Mix-Master
Business service/IT outsourcing is moving towards high-end, process outsourcing that involves multiple participants. Up until now, organizations have been outsourcing processes related to a single business function (payroll, help desk, etc.) that have been usually self-contained and these organizations have been able to manage their outsourced services/products because of clearly defined roles/responsibilities among all participants.
But, with process outsourcing going to more than one provider, organizations now need to wrestle with another layer of complexity that previously did not exist. This is called multi-sourcing; where organizations are increasingly mixing and matching various kinds of providers to obtain better services.
This approach mitigates the risks of outsourcing processes/data to only one provider — a mistake that General Motors made with EDS in 1986 that has taken almost two decades to fix. Today, General Motors is moving aggressively towards multi-sourcing to foster innovation and agility by taking back the critical processes that were outside of their organization.
Outsourcing Discipline
But before an organization can be successful at multi-sourcing, they need a lot of discipline to become effective.
Globalization creates opportunities to become far more competitive if process outsourcing can be done effectively. Today, multi-national organizations are becoming brand organizations and they are even outsourcing manufacturing/production processes once considered core in an effort to become agile, real time enterprises (RTE).
Organizations in this transformational effort need to shed assets/capabilities and replace them with access to assets/capabilities — essentially creating a virtual enterprise that is made-to-order instead of made-to-stock.
In made-to-order, process maturity is key because each product/service is uniquely produced. A real-time enterprise needs to become an orchestrator to deliver its branded products and services with worldwide links to the supply-chain, established and managed in real-time.
Being able to run an outsourced operation is a competency many organizations lack. In the services and IT industry, most organizations are outsourcing at a relationship level that Gartner calls the “utility” level. This usually consists of back-office functions that deliver business value to the organization in terms of revenue enhancement or cost savings.
To get the most value from outsourcing, organizations, according to Gartner, need to move up to “enhancement” and “frontier” relationships where their relationship with the service providers become highly complex, interdependent, and intertwined.
The benefits derived are enormous in terms of business value to the organizations that outsource at this level. By constantly shedding processes to providers, organizations essentially become brand organizations that can deliver business value utilizing a global pool of independent, but interconnected service providers.
Key Issues
Many outsourcing consultants focus on getting the best deal from their client’s service providers.
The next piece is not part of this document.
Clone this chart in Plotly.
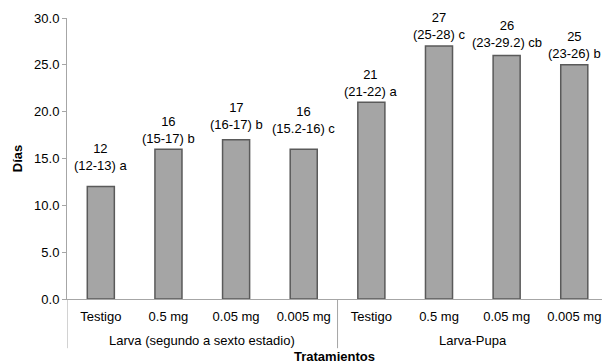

But the old thinking of getting the best “deal” (often price) seldom works over a long period of time.
Service providers need to become an integral part of the service supply-chain, to the point where they become extensions of an organization. Managing the relationship and aligning organizational goals for successful service delivery becomes more than just setting up the “deal.”
The next generation of outsourcing will focus on IT process outsourcing. This embodies fine-grained outsourcing where pieces of business and IT functions are outsourced.
Consider, for example, application development utilizing multiple service providers. From requirements to rollout, you could outsource many steps of the processes (such as development, QA, and hosting) to different outsourced providers and retain the requirements, design, and user acceptance in-house.
In this complex multi-sourced environment, all parties that are brought-in to perform application development must operate in concert. Operating effectively in this example requires a high degree competency managing your providers and executing the integrated business processes.
Organizations need to focus on key challenges when they consider outsourcing:
Maturity: An honest assessment of whether your organization can effectively outsource a function/process. Many organizations rush to outsourcing without understanding the infrastructure needed to manage the outsourced providers.
A critical requirement to move to outsourcing is an organization’s maturity in supporting service orientations — an internal orientation of who provides services to whom. Most organizations still operate in functional silos that would create problems when it comes to managing outsource providers.
Benefits: What benefits are expected from outsourcing? Is there a lack of competency/capabilities in-house that an outsourced provider can supplement? Are there long-term benefits to the organization in terms of cost, quality, and access to resources?
Also has the organization made a strategic decision to outsource this function/process because such competencies do exist in outsourced providers? Having a business case sets the economic expectations of outsourcing.
Proof-of-Concept: Have you done a proof-of-concept in outsourcing before embarking on massive outsourcing deals? What is the impact on your organization from an asset, people, and cultural perspective? Could the organization survive and support outsourcing which is generally associated with the transfer of such assets and people?
Sponsorship: Has the top management bought into outsourcing from the organizational growth perspective? If you are outsourcing at the utility level, do you have sponsorship to move higher up to enhancement and frontier relationship?
Investment: Do you have support for the right investment to manage external service providers on a global scale?
Answering these questions is critical to any robust outsourcing strategy.